**Exercise prompt**
Extract the full listing verbatim and drop any pictures from your copy.

**Data segment**
——

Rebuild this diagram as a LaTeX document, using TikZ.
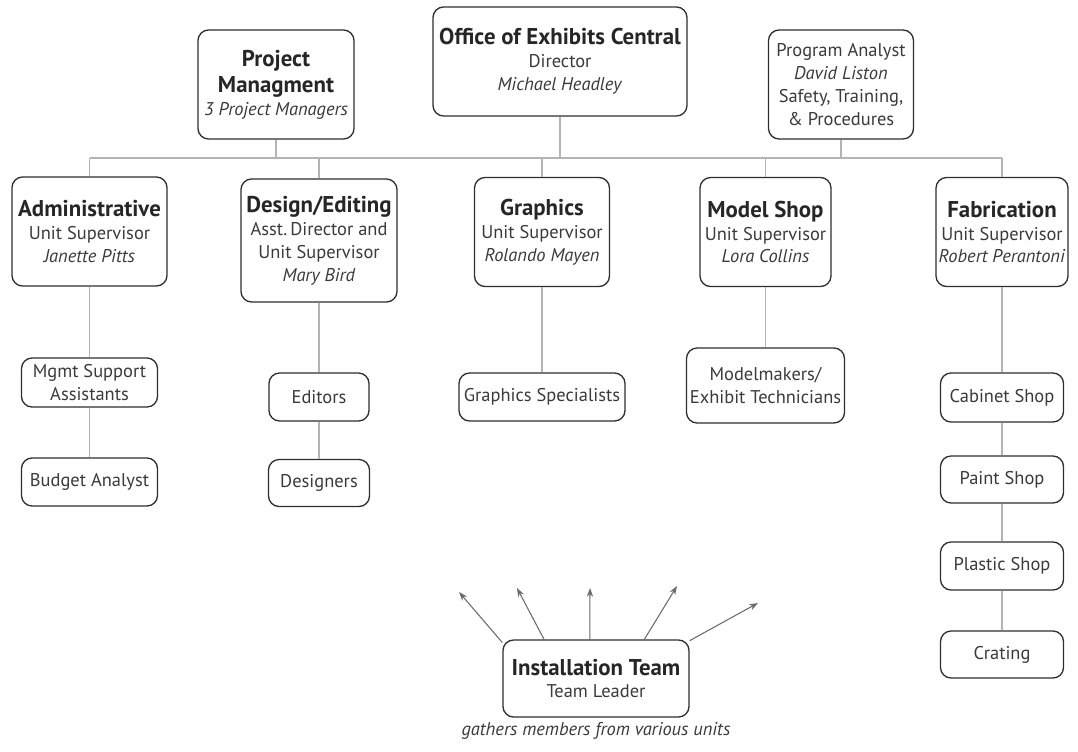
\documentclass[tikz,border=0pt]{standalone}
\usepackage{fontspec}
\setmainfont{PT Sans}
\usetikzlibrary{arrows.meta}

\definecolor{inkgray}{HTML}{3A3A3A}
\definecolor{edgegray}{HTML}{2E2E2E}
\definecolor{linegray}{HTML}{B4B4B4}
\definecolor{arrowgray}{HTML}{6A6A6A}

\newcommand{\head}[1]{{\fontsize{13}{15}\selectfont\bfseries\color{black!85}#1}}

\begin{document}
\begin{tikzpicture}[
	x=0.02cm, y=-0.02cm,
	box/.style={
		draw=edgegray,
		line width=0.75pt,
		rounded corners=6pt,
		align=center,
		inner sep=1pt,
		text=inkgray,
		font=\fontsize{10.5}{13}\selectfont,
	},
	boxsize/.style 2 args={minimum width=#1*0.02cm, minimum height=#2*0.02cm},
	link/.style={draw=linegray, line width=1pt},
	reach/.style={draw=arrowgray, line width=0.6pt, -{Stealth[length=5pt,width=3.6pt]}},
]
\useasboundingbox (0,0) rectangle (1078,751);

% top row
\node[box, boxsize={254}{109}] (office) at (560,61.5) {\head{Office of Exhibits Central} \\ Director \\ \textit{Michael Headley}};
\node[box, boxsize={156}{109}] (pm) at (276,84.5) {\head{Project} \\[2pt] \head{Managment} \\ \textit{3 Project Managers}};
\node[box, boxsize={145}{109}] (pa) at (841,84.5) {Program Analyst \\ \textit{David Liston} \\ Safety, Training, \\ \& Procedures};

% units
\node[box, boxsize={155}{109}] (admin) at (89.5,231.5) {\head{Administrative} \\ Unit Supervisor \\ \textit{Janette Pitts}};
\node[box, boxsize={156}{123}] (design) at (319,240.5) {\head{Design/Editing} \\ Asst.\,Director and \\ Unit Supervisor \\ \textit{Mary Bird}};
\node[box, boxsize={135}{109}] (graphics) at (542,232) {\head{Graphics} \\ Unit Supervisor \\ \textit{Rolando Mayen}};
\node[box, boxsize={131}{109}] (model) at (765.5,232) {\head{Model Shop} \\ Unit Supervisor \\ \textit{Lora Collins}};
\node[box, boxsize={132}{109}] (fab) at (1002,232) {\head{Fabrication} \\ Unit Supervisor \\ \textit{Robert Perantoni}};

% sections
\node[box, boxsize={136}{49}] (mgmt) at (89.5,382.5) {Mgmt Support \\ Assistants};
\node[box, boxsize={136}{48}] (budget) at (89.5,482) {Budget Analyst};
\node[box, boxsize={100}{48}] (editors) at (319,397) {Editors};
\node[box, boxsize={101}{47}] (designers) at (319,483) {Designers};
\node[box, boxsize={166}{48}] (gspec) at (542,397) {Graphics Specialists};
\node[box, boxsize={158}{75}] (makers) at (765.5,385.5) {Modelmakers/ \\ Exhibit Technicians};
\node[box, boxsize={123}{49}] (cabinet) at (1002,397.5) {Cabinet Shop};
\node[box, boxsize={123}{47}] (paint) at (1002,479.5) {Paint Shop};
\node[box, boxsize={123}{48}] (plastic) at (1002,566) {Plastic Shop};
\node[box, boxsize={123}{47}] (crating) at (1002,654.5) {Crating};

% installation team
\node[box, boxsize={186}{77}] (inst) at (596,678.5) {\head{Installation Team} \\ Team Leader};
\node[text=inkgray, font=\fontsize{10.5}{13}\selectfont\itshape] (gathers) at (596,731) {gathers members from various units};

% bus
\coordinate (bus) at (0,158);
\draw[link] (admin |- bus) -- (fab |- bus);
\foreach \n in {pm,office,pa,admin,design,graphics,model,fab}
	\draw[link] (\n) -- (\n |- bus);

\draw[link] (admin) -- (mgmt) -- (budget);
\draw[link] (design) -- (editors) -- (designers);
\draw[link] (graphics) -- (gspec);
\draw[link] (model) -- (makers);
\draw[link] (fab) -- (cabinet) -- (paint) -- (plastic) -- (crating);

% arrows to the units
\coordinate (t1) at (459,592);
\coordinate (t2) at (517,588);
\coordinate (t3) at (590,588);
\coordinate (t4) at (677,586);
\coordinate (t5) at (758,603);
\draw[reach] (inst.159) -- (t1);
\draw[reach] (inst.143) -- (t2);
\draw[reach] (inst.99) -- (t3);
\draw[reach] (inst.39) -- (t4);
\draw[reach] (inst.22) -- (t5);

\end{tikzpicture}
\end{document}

——

**Output below**
Rebuild this diagram as a LaTeX document, using TikZ.
\documentclass[tikz,border=0pt]{standalone}
\usepackage{fontspec}
\setmainfont{PT Sans}
\usetikzlibrary{arrows.meta}

\definecolor{inkgray}{HTML}{3A3A3A}
\definecolor{edgegray}{HTML}{2E2E2E}
\definecolor{linegray}{HTML}{B4B4B4}
\definecolor{arrowgray}{HTML}{6A6A6A}

\newcommand{\head}[1]{{\fontsize{13}{15}\selectfont\bfseries\color{black!85}#1}}

\begin{document}
\begin{tikzpicture}[
	x=0.02cm, y=-0.02cm,
	box/.style={
		draw=edgegray,
		line width=0.75pt,
		rounded corners=6pt,
		align=center,
		inner sep=1pt,
		text=inkgray,
		font=\fontsize{10.5}{13}\selectfont,
	},
	boxsize/.style 2 args={minimum width=#1*0.02cm, minimum height=#2*0.02cm},
	link/.style={draw=linegray, line width=1pt},
	reach/.style={draw=arrowgray, line width=0.6pt, -{Stealth[length=5pt,width=3.6pt]}},
]
\useasboundingbox (0,0) rectangle (1078,751);

% top row
\node[box, boxsize={254}{109}] (office) at (560,61.5) {\head{Office of Exhibits Central} \\ Director \\ \textit{Michael Headley}};
\node[box, boxsize={156}{109}] (pm) at (276,84.5) {\head{Project} \\[2pt] \head{Managment} \\ \textit{3 Project Managers}};
\node[box, boxsize={145}{109}] (pa) at (841,84.5) {Program Analyst \\ \textit{David Liston} \\ Safety, Training, \\ \& Procedures};

% units
\node[box, boxsize={155}{109}] (admin) at (89.5,231.5) {\head{Administrative} \\ Unit Supervisor \\ \textit{Janette Pitts}};
\node[box, boxsize={156}{123}] (design) at (319,240.5) {\head{Design/Editing} \\ Asst.\,Director and \\ Unit Supervisor \\ \textit{Mary Bird}};
\node[box, boxsize={135}{109}] (graphics) at (542,232) {\head{Graphics} \\ Unit Supervisor \\ \textit{Rolando Mayen}};
\node[box, boxsize={131}{109}] (model) at (765.5,232) {\head{Model Shop} \\ Unit Supervisor \\ \textit{Lora Collins}};
\node[box, boxsize={132}{109}] (fab) at (1002,232) {\head{Fabrication} \\ Unit Supervisor \\ \textit{Robert Perantoni}};

% sections
\node[box, boxsize={136}{49}] (mgmt) at (89.5,382.5) {Mgmt Support \\ Assistants};
\node[box, boxsize={136}{48}] (budget) at (89.5,482) {Budget Analyst};
\node[box, boxsize={100}{48}] (editors) at (319,397) {Editors};
\node[box, boxsize={101}{47}] (designers) at (319,483) {Designers};
\node[box, boxsize={166}{48}] (gspec) at (542,397) {Graphics Specialists};
\node[box, boxsize={158}{75}] (makers) at (765.5,385.5) {Modelmakers/ \\ Exhibit Technicians};
\node[box, boxsize={123}{49}] (cabinet) at (1002,397.5) {Cabinet Shop};
\node[box, boxsize={123}{47}] (paint) at (1002,479.5) {Paint Shop};
\node[box, boxsize={123}{48}] (plastic) at (1002,566) {Plastic Shop};
\node[box, boxsize={123}{47}] (crating) at (1002,654.5) {Crating};

% installation team
\node[box, boxsize={186}{77}] (inst) at (596,678.5) {\head{Installation Team} \\ Team Leader};
\node[text=inkgray, font=\fontsize{10.5}{13}\selectfont\itshape] (gathers) at (596,731) {gathers members from various units};

% bus
\coordinate (bus) at (0,158);
\draw[link] (admin |- bus) -- (fab |- bus);
\foreach \n in {pm,office,pa,admin,design,graphics,model,fab}
	\draw[link] (\n) -- (\n |- bus);

\draw[link] (admin) -- (mgmt) -- (budget);
\draw[link] (design) -- (editors) -- (designers);
\draw[link] (graphics) -- (gspec);
\draw[link] (model) -- (makers);
\draw[link] (fab) -- (cabinet) -- (paint) -- (plastic) -- (crating);

% arrows to the units
\coordinate (t1) at (459,592);
\coordinate (t2) at (517,588);
\coordinate (t3) at (590,588);
\coordinate (t4) at (677,586);
\coordinate (t5) at (758,603);
\draw[reach] (inst.159) -- (t1);
\draw[reach] (inst.143) -- (t2);
\draw[reach] (inst.99) -- (t3);
\draw[reach] (inst.39) -- (t4);
\draw[reach] (inst.22) -- (t5);

\end{tikzpicture}
\end{document}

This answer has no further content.